>> START Supplied material
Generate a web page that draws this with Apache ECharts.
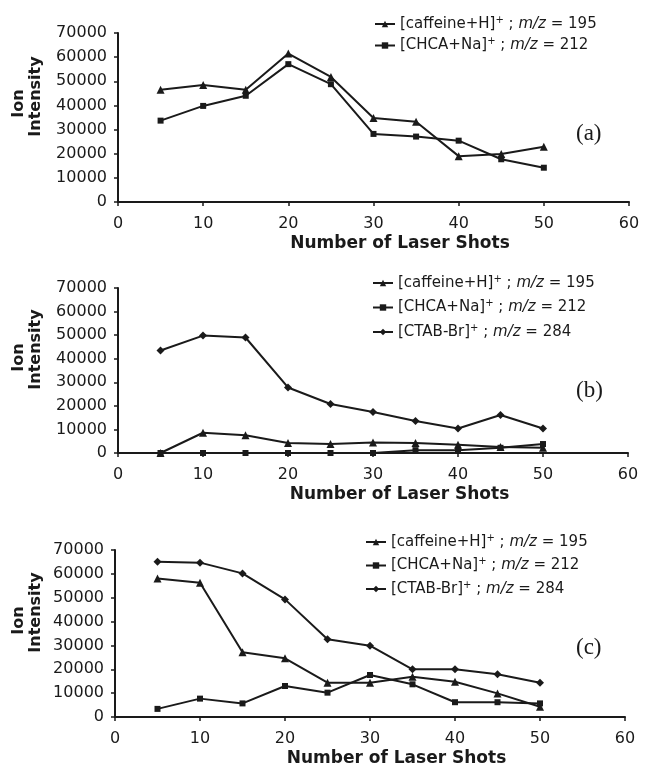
<!DOCTYPE html>
<html>
<head>
<meta charset="utf-8">
<script src="https://cdn.jsdelivr.net/npm/echarts@6/dist/echarts.min.js"></script>
<style>
html,body{margin:0;padding:0;background:#fff;}
#chart{width:646px;height:773px;}
</style>
</head>
<body>
<div id="chart"></div>
<script>
// ---- data ----
const shots = [5, 10, 15, 20, 25, 30, 35, 40, 45, 50];
const xTicks = [0, 10, 20, 30, 40, 50, 60];
const yTicks = [0, 10000, 20000, 30000, 40000, 50000, 60000, 70000];

const nameCaffeine = '[caffeine+H]+ ; m/z = 195';
const nameChca = '[CHCA+Na]+ ; m/z = 212';
const nameCtab = '[CTAB-Br]+ ; m/z = 284';

// panel (a)
const aCaffeine = [46500, 48500, 46500, 61500, 51800, 34800, 33200, 19000, 19900, 22900];
const aChca     = [33700, 39800, 44000, 57100, 48800, 28200, 27100, 25400, 17700, 14200];
// panel (b)
const bCaffeine = [0, 8600, 7500, 4200, 3800, 4500, 4200, 3500, 2500, 2200];
const bChca     = [0, 0, 0, 0, 0, 0, 1200, 1200, 2200, 3800];
const bCtab     = [43500, 49800, 49000, 27800, 20800, 17400, 13600, 10400, 16100, 10400];
// panel (c)
const cCaffeine = [58100, 56300, 27100, 24600, 14400, 14400, 16900, 14800, 9900, 4300];
const cChca     = [3400, 7700, 5700, 13000, 10200, 17600, 13700, 6200, 6200, 5700];
const cCtab     = [65100, 64700, 60200, 49300, 32600, 29900, 20000, 20000, 17900, 14400];

const panelLabels = ['(a)', '(b)', '(c)'];
const xTitle = 'Number of Laser Shots';
const yTitle1 = 'Ion';
const yTitle2 = 'Intensity';

// ---- styling / layout ----
const INK = '#1a1a1a';
const SANS = 'DejaVu Sans';
const grids = [
  {left: 118, top: 33, width: 511, height: 169},
  {left: 118, top: 288, width: 510, height: 165},
  {left: 115, top: 550, width: 510, height: 167}
];
const legendPos = [
  {left: 374, top: 15, gap: 5},
  {left: 372, top: 274, gap: 8},
  {left: 365, top: 533, gap: 7}
];
const symbolOf = {};
symbolOf[nameCaffeine] = {symbol: 'triangle', size: 8};
symbolOf[nameChca] = {symbol: 'rect', size: 6};
symbolOf[nameCtab] = {symbol: 'diamond', size: 8};

function pairs(vals) { return shots.map((s, i) => [s, vals[i]]); }

function legendFmt(name) {
  const m = name.match(/^(\[[^\]]+\])\+ ; m\/z = (\d+)$/);
  return '{n|' + m[1] + '}{s|+}{n| ; }{i|m/z}{n| = ' + m[2] + '}';
}

const panels = [
  [[nameCaffeine, aCaffeine], [nameChca, aChca]],
  [[nameCaffeine, bCaffeine], [nameChca, bChca], [nameCtab, bCtab]],
  [[nameCaffeine, cCaffeine], [nameChca, cChca], [nameCtab, cCtab]]
];

const option = {
  backgroundColor: '#fff',
  animation: false,
  grid: grids.map(g => Object.assign({outerBoundsMode: 'none', containLabel: false}, g)),
  xAxis: grids.map((g, i) => ({
    gridIndex: i, type: 'value', min: xTicks[0], max: xTicks[xTicks.length - 1], interval: 10,
    name: xTitle, nameLocation: 'middle', nameGap: 33,
    nameTextStyle: {fontFamily: SANS, fontWeight: 'bold', fontSize: 17, color: INK, padding: [0, 0, 0, 53]},
    axisLine: {show: true, onZero: false, lineStyle: {color: INK, width: 2}},
    axisTick: {show: true, inside: false, length: 4, lineStyle: {color: INK, width: 1.5}},
    axisLabel: {fontFamily: SANS, fontSize: 16, color: INK, margin: 14, formatter: v => String(v)},
    splitLine: {show: false}
  })),
  yAxis: grids.map((g, i) => ({
    gridIndex: i, type: 'value', min: yTicks[0], max: yTicks[yTicks.length - 1], interval: 10000,
    axisLine: {show: true, lineStyle: {color: INK, width: 2}},
    axisTick: {show: true, inside: false, length: 4, lineStyle: {color: INK, width: 1.5}},
    axisLabel: {fontFamily: SANS, fontSize: 16, color: INK, margin: 11, formatter: v => String(v)},
    splitLine: {show: false}
  })),
  legend: panels.map((p, i) => ({
    data: p.map(s => s[0]),
    orient: 'vertical',
    left: legendPos[i].left, top: legendPos[i].top,
    padding: 0,
    itemGap: legendPos[i].gap,
    itemWidth: 20, itemHeight: 8,
    selectedMode: false,
    formatter: legendFmt,
    textStyle: {
      color: INK, fontFamily: SANS, fontSize: 15, padding: [0, 0, 0, 0],
      rich: {
        n: {fontFamily: SANS, fontSize: 15, color: INK, lineHeight: 18, verticalAlign: 'middle'},
        i: {fontFamily: SANS, fontSize: 15, fontStyle: 'italic', color: INK, lineHeight: 18, verticalAlign: 'middle'},
        s: {fontFamily: SANS, fontSize: 10, color: INK, lineHeight: 12, verticalAlign: 'top'}
      }
    }
  })),
  series: [],
  graphic: []
};

panels.forEach((p, i) => {
  p.forEach(([name, vals]) => {
    option.series.push({
      type: 'line', name: name, xAxisIndex: i, yAxisIndex: i,
      data: pairs(vals),
      symbol: symbolOf[name].symbol, symbolSize: symbolOf[name].size,
      showSymbol: true,
      lineStyle: {color: INK, width: 2},
      itemStyle: {color: INK, borderColor: INK, borderWidth: 0},
      emphasis: {disabled: true}
    });
  });
  const g = grids[i];
  const mid = g.top + g.height / 2;
  // y-axis title lines (rotated)
  option.graphic.push({
    type: 'text', x: 18.5, y: mid - 13 + (i === 0 ? -1 : 0), rotation: Math.PI / 2,
    style: {text: yTitle1, fontFamily: SANS, fontWeight: 'bold', fontSize: 16, fill: INK, align: 'center', verticalAlign: 'middle'}
  });
  option.graphic.push({
    type: 'text', x: 36, y: mid - 21, rotation: Math.PI / 2,
    style: {text: yTitle2, fontFamily: SANS, fontWeight: 'bold', fontSize: 16, fill: INK, align: 'center', verticalAlign: 'middle'}
  });
  // panel label
  option.graphic.push({
    type: 'text', left: 576, top: [122, 379, 636][i],
    style: {text: panelLabels[i], fontFamily: 'Liberation Serif', fontSize: 23, fill: INK}
  });
});

const chart = echarts.init(document.getElementById('chart'), null, {renderer: 'canvas'});
chart.setOption(option);
</script>
</body>
</html>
>> END Supplied material
→ Exercise goal: Every line from the start of the listing above through the line with "const yTitle2 = 'Intensity';" should be repeated exactly; skip the pictures and add nothing else.

→ Exercise response:
Generate a web page that draws this with Apache ECharts.
<!DOCTYPE html>
<html>
<head>
<meta charset="utf-8">
<script src="https://cdn.jsdelivr.net/npm/echarts@6/dist/echarts.min.js"></script>
<style>
html,body{margin:0;padding:0;background:#fff;}
#chart{width:646px;height:773px;}
</style>
</head>
<body>
<div id="chart"></div>
<script>
// ---- data ----
const shots = [5, 10, 15, 20, 25, 30, 35, 40, 45, 50];
const xTicks = [0, 10, 20, 30, 40, 50, 60];
const yTicks = [0, 10000, 20000, 30000, 40000, 50000, 60000, 70000];

const nameCaffeine = '[caffeine+H]+ ; m/z = 195';
const nameChca = '[CHCA+Na]+ ; m/z = 212';
const nameCtab = '[CTAB-Br]+ ; m/z = 284';

// panel (a)
const aCaffeine = [46500, 48500, 46500, 61500, 51800, 34800, 33200, 19000, 19900, 22900];
const aChca     = [33700, 39800, 44000, 57100, 48800, 28200, 27100, 25400, 17700, 14200];
// panel (b)
const bCaffeine = [0, 8600, 7500, 4200, 3800, 4500, 4200, 3500, 2500, 2200];
const bChca     = [0, 0, 0, 0, 0, 0, 1200, 1200, 2200, 3800];
const bCtab     = [43500, 49800, 49000, 27800, 20800, 17400, 13600, 10400, 16100, 10400];
// panel (c)
const cCaffeine = [58100, 56300, 27100, 24600, 14400, 14400, 16900, 14800, 9900, 4300];
const cChca     = [3400, 7700, 5700, 13000, 10200, 17600, 13700, 6200, 6200, 5700];
const cCtab     = [65100, 64700, 60200, 49300, 32600, 29900, 20000, 20000, 17900, 14400];

const panelLabels = ['(a)', '(b)', '(c)'];
const xTitle = 'Number of Laser Shots';
const yTitle1 = 'Ion';
const yTitle2 = 'Intensity';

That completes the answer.